● Direction:
Print, please, exactly and only the lines between the line holding "Reproduce this chart with Plotly." and the line holding "value_ticks = [0, 20, 40, 60, 80, 100, 120]", inclusive, omitting any pictures.

● Exercise data:
┄┄┄┄┄┄
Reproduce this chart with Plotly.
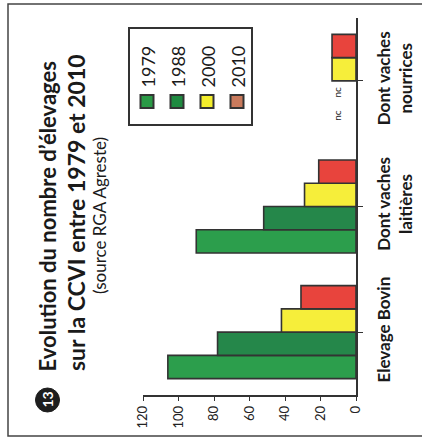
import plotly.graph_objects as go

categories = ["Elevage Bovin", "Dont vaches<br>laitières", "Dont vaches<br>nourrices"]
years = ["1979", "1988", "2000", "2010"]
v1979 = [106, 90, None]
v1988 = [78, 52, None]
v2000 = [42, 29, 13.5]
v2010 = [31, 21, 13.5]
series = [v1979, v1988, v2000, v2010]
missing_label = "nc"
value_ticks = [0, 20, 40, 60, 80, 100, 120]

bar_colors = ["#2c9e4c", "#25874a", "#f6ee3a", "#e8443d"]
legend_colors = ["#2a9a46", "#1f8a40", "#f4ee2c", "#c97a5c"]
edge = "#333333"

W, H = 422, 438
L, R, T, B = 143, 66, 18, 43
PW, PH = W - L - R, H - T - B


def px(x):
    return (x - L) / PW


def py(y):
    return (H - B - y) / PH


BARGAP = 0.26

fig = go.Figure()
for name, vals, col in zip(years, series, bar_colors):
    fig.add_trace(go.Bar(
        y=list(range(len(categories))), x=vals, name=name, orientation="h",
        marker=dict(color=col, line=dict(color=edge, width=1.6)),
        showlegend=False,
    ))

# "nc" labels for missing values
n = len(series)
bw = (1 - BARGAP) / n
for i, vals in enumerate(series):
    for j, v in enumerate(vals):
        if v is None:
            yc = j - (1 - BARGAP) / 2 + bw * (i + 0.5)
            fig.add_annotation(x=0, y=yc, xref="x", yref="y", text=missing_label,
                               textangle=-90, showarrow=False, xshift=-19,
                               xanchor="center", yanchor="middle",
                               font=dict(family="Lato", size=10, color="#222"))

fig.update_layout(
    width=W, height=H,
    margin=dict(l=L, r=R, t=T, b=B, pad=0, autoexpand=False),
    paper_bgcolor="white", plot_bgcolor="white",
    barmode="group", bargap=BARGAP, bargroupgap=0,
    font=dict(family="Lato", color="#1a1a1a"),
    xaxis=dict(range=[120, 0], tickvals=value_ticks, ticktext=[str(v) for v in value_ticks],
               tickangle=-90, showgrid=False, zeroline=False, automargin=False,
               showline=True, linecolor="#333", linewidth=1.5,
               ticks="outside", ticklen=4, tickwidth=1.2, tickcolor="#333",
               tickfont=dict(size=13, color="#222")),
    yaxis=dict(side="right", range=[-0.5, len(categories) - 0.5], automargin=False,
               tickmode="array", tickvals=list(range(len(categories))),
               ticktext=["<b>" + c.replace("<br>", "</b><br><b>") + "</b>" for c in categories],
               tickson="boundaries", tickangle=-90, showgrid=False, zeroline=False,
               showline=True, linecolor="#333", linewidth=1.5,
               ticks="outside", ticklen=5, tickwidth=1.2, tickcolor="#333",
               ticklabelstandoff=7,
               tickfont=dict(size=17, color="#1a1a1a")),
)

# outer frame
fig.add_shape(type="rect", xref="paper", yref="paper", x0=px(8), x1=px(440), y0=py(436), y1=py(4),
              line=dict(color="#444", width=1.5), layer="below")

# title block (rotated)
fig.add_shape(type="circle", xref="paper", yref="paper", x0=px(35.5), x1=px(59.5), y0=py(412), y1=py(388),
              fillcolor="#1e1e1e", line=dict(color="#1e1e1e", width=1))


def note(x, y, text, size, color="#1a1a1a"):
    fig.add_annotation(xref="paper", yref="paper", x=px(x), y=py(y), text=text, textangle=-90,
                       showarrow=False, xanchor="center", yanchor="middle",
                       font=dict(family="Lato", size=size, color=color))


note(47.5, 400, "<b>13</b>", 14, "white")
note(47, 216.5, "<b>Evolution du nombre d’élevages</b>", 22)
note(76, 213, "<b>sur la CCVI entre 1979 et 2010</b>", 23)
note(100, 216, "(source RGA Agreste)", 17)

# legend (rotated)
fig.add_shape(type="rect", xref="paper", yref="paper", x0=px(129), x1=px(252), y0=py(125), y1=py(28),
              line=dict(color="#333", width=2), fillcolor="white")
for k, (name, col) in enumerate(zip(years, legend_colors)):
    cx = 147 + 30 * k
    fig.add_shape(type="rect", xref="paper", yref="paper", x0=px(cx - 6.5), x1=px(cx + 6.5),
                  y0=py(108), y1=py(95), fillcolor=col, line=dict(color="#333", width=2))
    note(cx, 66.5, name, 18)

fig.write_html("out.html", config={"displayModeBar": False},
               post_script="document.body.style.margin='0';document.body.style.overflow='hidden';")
┄┄┄┄┄┄
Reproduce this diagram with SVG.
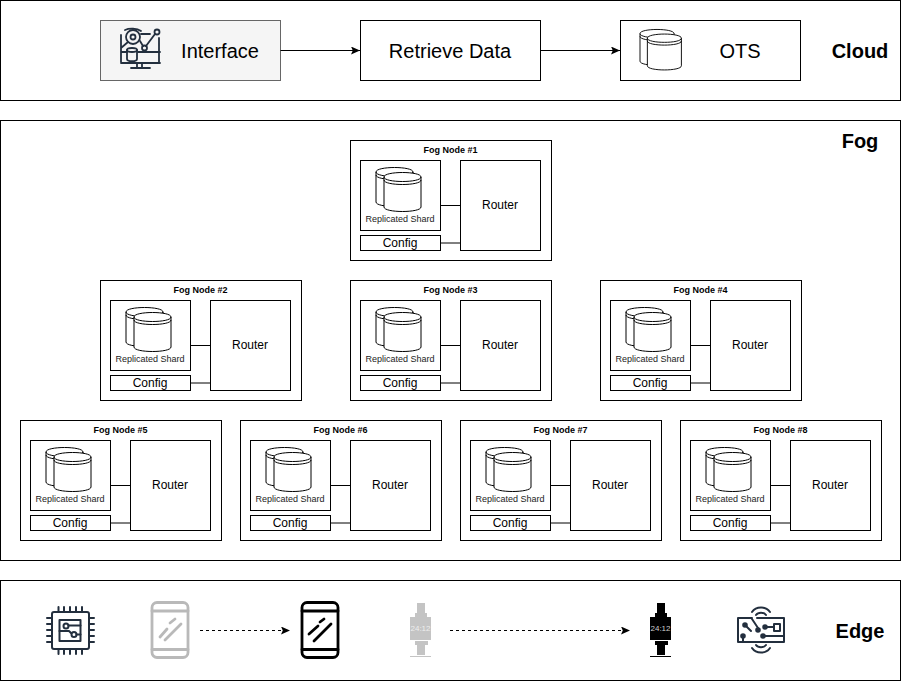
┄┄┄┄┄┄
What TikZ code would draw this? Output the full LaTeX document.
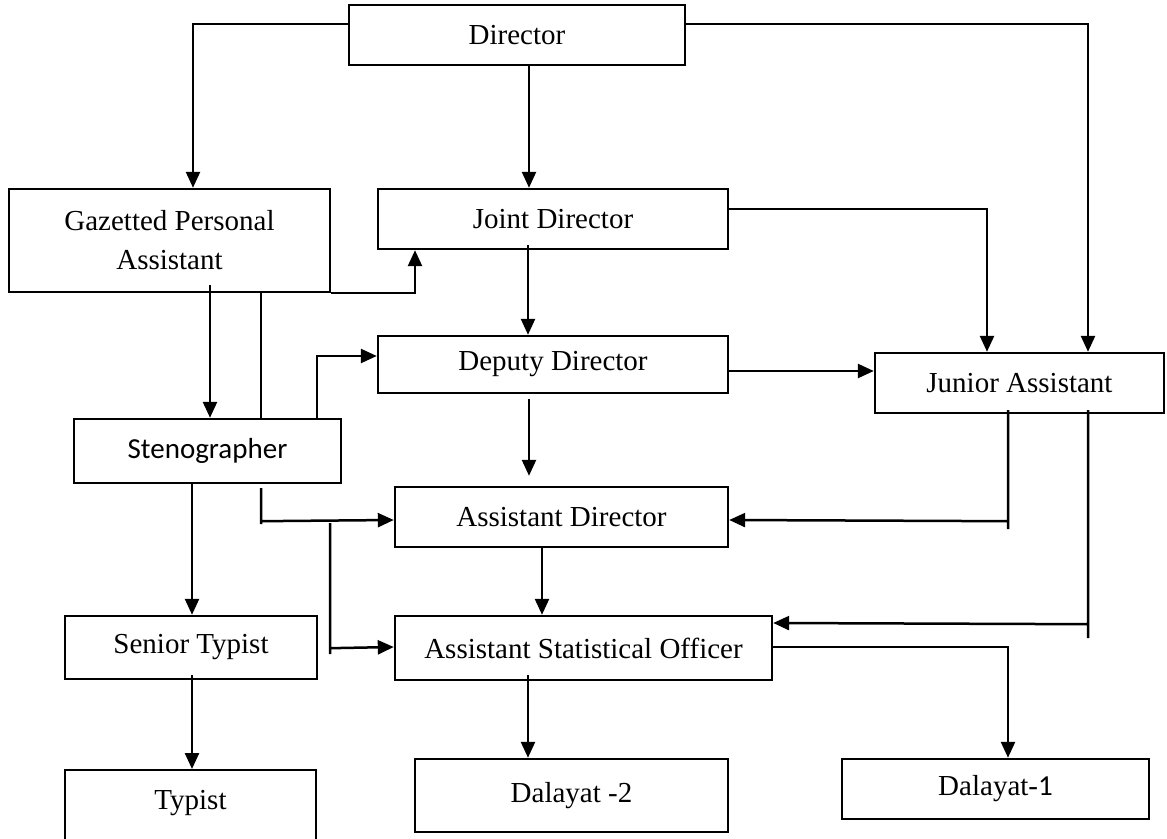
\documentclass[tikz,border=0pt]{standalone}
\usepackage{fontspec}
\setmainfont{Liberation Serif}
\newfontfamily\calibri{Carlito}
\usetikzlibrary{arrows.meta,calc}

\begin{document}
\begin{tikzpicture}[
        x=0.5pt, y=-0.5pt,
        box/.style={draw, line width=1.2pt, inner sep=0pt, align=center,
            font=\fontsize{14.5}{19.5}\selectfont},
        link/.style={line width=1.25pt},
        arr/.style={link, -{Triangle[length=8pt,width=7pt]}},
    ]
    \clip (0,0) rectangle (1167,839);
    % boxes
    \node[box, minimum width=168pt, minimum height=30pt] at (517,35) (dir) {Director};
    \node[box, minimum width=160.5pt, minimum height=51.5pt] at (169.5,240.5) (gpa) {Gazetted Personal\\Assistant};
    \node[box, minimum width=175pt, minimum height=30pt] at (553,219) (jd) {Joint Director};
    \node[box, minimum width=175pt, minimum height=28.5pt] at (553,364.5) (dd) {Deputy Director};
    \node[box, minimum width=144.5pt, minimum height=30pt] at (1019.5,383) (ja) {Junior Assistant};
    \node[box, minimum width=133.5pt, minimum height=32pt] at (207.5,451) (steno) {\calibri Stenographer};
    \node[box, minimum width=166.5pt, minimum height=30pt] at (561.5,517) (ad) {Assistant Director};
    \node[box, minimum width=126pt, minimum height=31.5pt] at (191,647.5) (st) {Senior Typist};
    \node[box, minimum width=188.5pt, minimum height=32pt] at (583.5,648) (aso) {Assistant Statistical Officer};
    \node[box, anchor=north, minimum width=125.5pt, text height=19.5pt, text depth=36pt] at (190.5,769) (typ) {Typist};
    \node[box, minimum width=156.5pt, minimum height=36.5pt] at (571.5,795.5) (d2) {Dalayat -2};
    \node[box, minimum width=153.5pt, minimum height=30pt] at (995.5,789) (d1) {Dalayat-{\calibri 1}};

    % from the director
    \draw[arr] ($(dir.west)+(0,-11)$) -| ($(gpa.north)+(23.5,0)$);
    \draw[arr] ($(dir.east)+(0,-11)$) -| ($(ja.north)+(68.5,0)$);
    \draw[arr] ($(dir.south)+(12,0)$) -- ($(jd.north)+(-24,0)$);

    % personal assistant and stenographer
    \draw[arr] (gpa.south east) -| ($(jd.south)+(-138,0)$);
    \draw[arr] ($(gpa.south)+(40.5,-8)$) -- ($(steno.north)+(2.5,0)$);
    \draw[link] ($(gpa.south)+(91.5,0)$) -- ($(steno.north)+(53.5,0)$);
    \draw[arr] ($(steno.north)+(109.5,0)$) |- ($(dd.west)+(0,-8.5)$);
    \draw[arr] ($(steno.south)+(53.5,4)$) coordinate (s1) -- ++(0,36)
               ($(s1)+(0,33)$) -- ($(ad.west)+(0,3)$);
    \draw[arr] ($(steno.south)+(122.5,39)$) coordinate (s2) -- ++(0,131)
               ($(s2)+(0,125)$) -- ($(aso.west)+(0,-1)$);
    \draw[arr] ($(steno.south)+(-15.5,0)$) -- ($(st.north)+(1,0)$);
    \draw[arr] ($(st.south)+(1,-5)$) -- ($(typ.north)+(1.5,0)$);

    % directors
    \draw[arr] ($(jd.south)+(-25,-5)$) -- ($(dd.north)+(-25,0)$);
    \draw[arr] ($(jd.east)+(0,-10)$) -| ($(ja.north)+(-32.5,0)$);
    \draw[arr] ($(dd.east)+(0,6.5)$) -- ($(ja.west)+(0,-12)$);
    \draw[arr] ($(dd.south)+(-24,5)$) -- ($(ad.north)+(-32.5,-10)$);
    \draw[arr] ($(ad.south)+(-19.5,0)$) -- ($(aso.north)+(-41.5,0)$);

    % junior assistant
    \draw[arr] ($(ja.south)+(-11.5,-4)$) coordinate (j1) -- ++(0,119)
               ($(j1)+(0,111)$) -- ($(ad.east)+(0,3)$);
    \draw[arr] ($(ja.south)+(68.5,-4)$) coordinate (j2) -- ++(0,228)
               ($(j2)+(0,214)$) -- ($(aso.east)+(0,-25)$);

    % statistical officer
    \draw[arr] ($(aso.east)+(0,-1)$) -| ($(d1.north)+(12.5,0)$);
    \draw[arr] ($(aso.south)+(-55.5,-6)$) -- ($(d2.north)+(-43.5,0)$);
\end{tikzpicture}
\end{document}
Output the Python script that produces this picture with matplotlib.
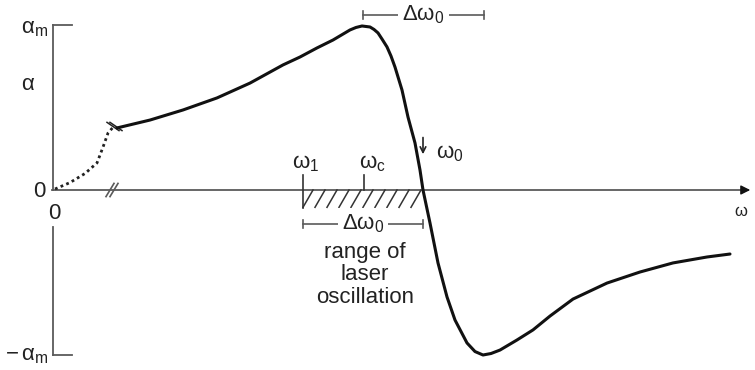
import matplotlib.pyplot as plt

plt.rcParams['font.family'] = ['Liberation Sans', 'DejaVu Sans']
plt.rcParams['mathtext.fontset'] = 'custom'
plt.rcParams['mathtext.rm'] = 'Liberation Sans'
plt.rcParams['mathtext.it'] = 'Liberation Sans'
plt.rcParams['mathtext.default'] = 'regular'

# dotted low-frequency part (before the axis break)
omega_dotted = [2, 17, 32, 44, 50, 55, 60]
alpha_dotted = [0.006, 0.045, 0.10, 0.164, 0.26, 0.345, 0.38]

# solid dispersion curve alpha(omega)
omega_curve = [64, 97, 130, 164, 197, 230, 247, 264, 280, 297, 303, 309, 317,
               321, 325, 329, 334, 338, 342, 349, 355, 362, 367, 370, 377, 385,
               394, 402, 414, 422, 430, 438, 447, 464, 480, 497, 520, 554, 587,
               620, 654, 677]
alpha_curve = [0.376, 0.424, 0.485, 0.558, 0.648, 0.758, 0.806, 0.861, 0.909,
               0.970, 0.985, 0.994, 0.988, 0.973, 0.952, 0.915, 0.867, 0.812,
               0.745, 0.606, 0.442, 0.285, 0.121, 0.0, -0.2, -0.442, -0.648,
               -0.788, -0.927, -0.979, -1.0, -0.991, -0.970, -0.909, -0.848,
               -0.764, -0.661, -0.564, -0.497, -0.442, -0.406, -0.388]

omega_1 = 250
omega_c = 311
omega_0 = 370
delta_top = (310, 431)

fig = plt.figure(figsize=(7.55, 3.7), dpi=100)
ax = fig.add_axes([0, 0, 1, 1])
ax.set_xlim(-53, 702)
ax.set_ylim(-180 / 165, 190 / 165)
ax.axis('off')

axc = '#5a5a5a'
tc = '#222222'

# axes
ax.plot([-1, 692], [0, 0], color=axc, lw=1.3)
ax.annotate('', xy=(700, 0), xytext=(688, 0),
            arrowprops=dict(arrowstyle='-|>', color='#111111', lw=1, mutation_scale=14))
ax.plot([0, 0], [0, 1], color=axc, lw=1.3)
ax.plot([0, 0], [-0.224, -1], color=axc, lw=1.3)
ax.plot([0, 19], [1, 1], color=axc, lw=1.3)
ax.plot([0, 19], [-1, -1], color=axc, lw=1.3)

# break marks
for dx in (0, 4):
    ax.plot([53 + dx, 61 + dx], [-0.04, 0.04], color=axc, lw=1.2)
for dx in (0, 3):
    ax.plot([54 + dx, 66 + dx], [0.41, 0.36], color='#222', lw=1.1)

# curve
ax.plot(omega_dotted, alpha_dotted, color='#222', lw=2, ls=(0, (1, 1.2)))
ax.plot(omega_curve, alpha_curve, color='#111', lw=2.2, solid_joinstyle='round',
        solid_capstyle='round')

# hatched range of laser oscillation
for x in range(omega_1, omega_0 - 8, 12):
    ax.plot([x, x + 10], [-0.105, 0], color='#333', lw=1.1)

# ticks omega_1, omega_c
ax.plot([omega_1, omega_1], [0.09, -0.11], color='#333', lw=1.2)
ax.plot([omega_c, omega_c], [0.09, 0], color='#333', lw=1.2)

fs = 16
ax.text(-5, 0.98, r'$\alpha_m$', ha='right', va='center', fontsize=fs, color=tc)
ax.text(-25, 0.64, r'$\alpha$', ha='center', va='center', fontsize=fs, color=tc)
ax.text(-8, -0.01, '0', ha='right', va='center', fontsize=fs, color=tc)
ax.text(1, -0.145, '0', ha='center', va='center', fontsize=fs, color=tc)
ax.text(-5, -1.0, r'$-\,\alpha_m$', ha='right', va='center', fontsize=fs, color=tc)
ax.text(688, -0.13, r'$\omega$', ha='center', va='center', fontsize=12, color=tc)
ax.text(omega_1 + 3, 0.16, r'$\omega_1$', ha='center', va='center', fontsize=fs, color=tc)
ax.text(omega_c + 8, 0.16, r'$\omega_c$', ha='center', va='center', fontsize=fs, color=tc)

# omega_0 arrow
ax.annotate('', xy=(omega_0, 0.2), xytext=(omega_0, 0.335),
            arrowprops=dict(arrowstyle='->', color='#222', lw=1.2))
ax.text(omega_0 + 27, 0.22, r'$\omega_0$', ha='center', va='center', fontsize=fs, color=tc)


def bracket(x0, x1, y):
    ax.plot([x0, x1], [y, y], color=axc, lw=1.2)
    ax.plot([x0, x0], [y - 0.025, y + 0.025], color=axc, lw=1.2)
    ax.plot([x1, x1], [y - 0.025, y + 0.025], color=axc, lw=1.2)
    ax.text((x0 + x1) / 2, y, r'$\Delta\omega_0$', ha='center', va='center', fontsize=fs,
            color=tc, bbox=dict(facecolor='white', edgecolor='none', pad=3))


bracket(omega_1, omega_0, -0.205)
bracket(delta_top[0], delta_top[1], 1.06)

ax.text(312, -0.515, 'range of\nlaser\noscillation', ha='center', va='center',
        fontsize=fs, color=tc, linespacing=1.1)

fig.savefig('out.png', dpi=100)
┄┄┄┄┄┄
● Result for this task:
Reproduce this chart with Plotly.
import plotly.graph_objects as go

categories = ["Elevage Bovin", "Dont vaches<br>laitières", "Dont vaches<br>nourrices"]
years = ["1979", "1988", "2000", "2010"]
v1979 = [106, 90, None]
v1988 = [78, 52, None]
v2000 = [42, 29, 13.5]
v2010 = [31, 21, 13.5]
series = [v1979, v1988, v2000, v2010]
missing_label = "nc"
value_ticks = [0, 20, 40, 60, 80, 100, 120]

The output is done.